Monday, July 16, 2012

OK, Computer!

According to this January 2011 "System Safety Program Plan," operational "reliability is provided for the ROCC [Metro's nerve center] systems by a back-up computer, which automatically activates if the primary control computer malfunctions."

There was no sign of any automatic, redundant system functioning this weekend, and operations for an entire metropolitan subway system were halted two times, once for nearly an hour.

According to Metro, "the computer problem affected an information management system that allows controllers in Metro's Rail Operations Control Center to see where trains are on a dynamic map and to remotely control switches."

It's called a code 34, and many riders reported hearing that throughout the system last night.

Recently, there have been at least two documented code 34 events, one this past March, and another in October of 2010. Metro sources tell me there have been more.

The weekend computer failure has some Metro workers scratching their heads because Metro recently built a back-up system for bus and rail OCC systems costing millions of dollars in Landover. It is unclear whether that particular back-up system is for cases like this weekend's, for a destructive event such as a fire--or both.

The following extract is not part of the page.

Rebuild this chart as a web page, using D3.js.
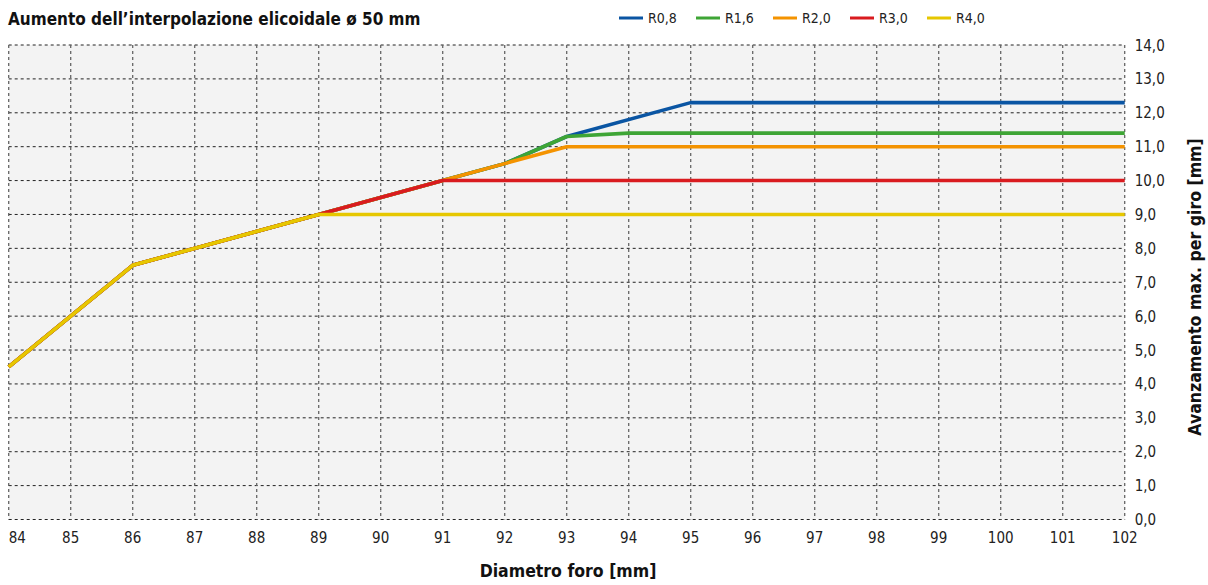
<!DOCTYPE html>
<html><head><meta charset="utf-8">
<script src="https://cdn.jsdelivr.net/npm/d3@7"></script>
<style>body{margin:0;background:#fff;} text{font-family:"DejaVu Sans Condensed","DejaVu Sans",sans-serif;font-stretch:condensed;}</style>
</head><body><svg id="c" width="1208" height="585"></svg>
<script>
const title = "Aumento dell\u2019interpolazione elicoidale \u00f8 50 mm";
const xTitle = "Diametro foro [mm]";
const yTitle = "Avanzamento max. per giro [mm]";
const xTicks = [84,85,86,87,88,89,90,91,92,93,94,95,96,97,98,99,100,101,102];
const yTicks = [0,1,2,3,4,5,6,7,8,9,10,11,12,13,14];
const seriesNames = ["R0,8","R1,6","R2,0","R3,0","R4,0"];
const seriesColors = ["#0a55a3","#3ea535","#f49300","#d91b1f","#e6c700"];
const r08 = [[84,4.5],[86,7.5],[89,9.0],[91,10.0],[92,10.5],[93,11.3],[95,12.3],[102,12.3]];
const r16 = [[84,4.5],[86,7.5],[89,9.0],[91,10.0],[92,10.5],[93,11.3],[94,11.4],[102,11.4]];
const r20 = [[84,4.5],[86,7.5],[89,9.0],[91,10.0],[92,10.5],[93,11.0],[102,11.0]];
const r30 = [[84,4.5],[86,7.5],[89,9.0],[91,10.0],[102,10.0]];
const r40 = [[84,4.5],[86,7.5],[89,9.0],[102,9.0]];
const seriesData = [r08,r16,r20,r30,r40];

const svg = d3.select("#c");
const L=8.7, R=1124.7, T=45, B=519.5;
const x = d3.scaleLinear().domain([84,102]).range([L,R]);
const y = d3.scaleLinear().domain([0,14]).range([B,T]);

svg.append("rect").attr("x",L).attr("y",T).attr("width",R-L).attr("height",B-T).attr("fill","#f3f3f3");

svg.append("g").selectAll("line").data(yTicks).join("line")
  .attr("x1",L).attr("x2",R).attr("y1",d=>y(d)).attr("y2",d=>y(d))
  .attr("stroke","#222").attr("stroke-width",1).attr("stroke-dasharray","3,3");
svg.append("g").selectAll("line").data(xTicks).join("line")
  .attr("x1",d=>x(d)).attr("x2",d=>x(d)).attr("y1",T).attr("y2",B)
  .attr("stroke","#666").attr("stroke-width",1.3).attr("stroke-dasharray","3,3");

const line = d3.line().x(d=>x(d[0])).y(d=>y(d[1]));
seriesData.forEach((s,i)=>{
  svg.append("path").datum(s).attr("d",line).attr("fill","none")
    .attr("stroke",seriesColors[i]).attr("stroke-width",3.6).attr("stroke-linejoin","round");
});

svg.append("g").selectAll("text").data(yTicks).join("text")
  .attr("x",R+10).attr("y",d=>y(d)+5.5).attr("font-size",15).attr("fill","#222")
  .text(d=>d.toFixed(1).replace(".",","));
svg.append("g").selectAll("text").data(xTicks).join("text")
  .attr("x",d=>d===84?L:x(d)).attr("y",543).attr("font-size",15).attr("fill","#222")
  .attr("text-anchor",d=>d===84?"start":"middle").text(d=>d);

svg.append("text").attr("x",8).attr("y",25).attr("font-size",17).attr("font-weight","bold").attr("fill","#111").text(title);
svg.append("text").attr("x",568).attr("y",577).attr("text-anchor","middle").attr("font-size",17.5).attr("font-weight","bold").attr("fill","#111").text(xTitle);
svg.append("text").attr("transform",`translate(1201,287) rotate(-90)`).attr("text-anchor","middle").attr("font-size",17.5).attr("font-weight","bold").attr("fill","#111").text(yTitle);

const lg = svg.append("g");
seriesNames.forEach((n,i)=>{
  const lx = 619 + i*77;
  lg.append("line").attr("x1",lx).attr("x2",lx+24).attr("y1",18).attr("y2",18).attr("stroke",seriesColors[i]).attr("stroke-width",3);
  lg.append("text").attr("x",lx+29).attr("y",23).attr("font-size",14).attr("fill","#222").text(n);
});
</script></body></html>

The Landover back ups were installed after the authority's inspector general criticized Metro for lacking IT contingency plans in a September 2010 internal audit.

One would think a fundamental requirement of any back-up system would be to avoid the need to completely stop operations.

Metro needs to explain to riders whether its back-up systems work, and if they do, why aren't they good enough to prevent the entire system from shutting down two times in less than a day?

It should be noted that while the weekend's events are alarming, sources confirm Dan Stessel's comments to WTOP that "the signal system, the system that keeps trains properly spaced from each other, did remain operational. Those systems were up and running at all times."